According to Wikipedia:
In the psychology of motivation, balance theory is a theory of attitude change, proposed by Fritz Heider. It conceptualizes the cognitive consistency motive as a drive toward psychological balance. The consistency motive is the urge to maintain one’s values and beliefs over time. Heider proposed that “sentiment” or liking relationships are balanced if the affect valence in a system multiplies out to a positive result.
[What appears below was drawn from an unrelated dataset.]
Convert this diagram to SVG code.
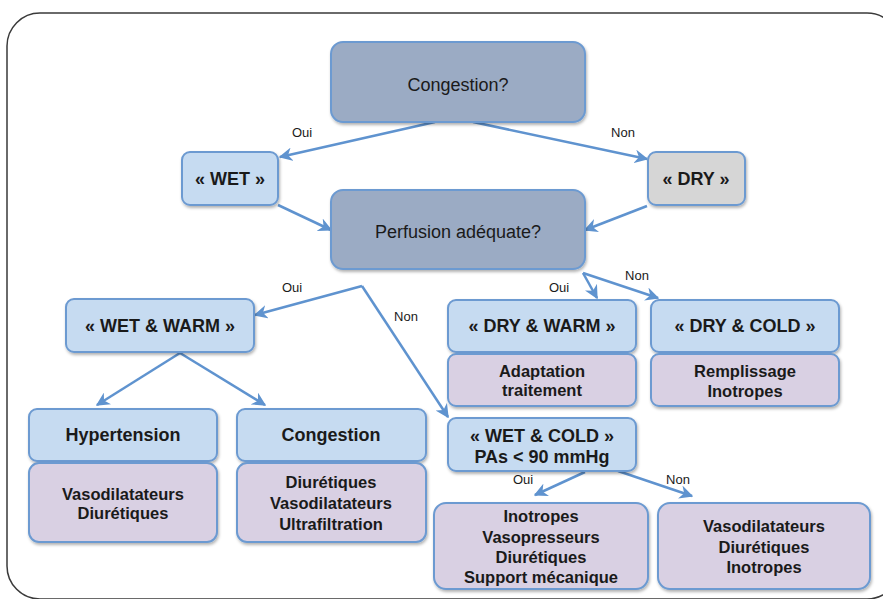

In his 2015 paper, Shifting identification: A theory of apologies and pseudo-apologies, professor Joshua Bentley wrote:
Relationships between people lead them to care about one another’s opinions and attitudes. People tend to prefer agreement over disagreement, and if a disagreement does arise, people may try to achieve symmetry (i.e., cognitive balance) either by coming to agreement on that issue or by changing the way they feel about each other. In some cases, people also agree to disagree, but Newcomb was skeptical of such resolutions, calling them “relatively stressful states of equilibrium” (1953, p. 401). To understand balance theory and the co-orientation process, imagine two friends who like the same song. They experience cognitive balance (at least in this respect) because their orientation toward a common object is the same. However, if one friend likes the song and the other dislikes it, each friend will experience a degree of cognitive imbalance and feel pressure to resolve the disagreement. They may attempt to change one another’s mind. If either friend is successful at this attempt, balance will be restored. If not, the friends may change their opinion of each other (e.g., they may have less respect for the other’s musical taste). The more serious a disagreement is, the more strain it puts on a relationship. Among communication scholars, Heider’s (1946) balance theory is probably best known as a precursor to Festinger’s (1957) theory of cognitive dissonance. Newcomb’s (1953) work has become the foundation of organizational co-orientation theory (Taylor, 2006), which holds that organizations are formed by the ongoing process of co-orientation between individuals and groups. However, when combined with Burke’s ideas, the concepts of balance and co-orientation help explain how apologies and pseudo-apologies function in public discourse. The next section develops this idea.
When Dennis Prager says he has never lost a friend, he’s either transcended the fragility of the normal human condition or he’s self-deceived or lying or immune to growth or some combination of these four possibilities.
I wonder if early in his life Dennis Prager realized that he could mesmerize people with a particular shtick and then never abandoned it.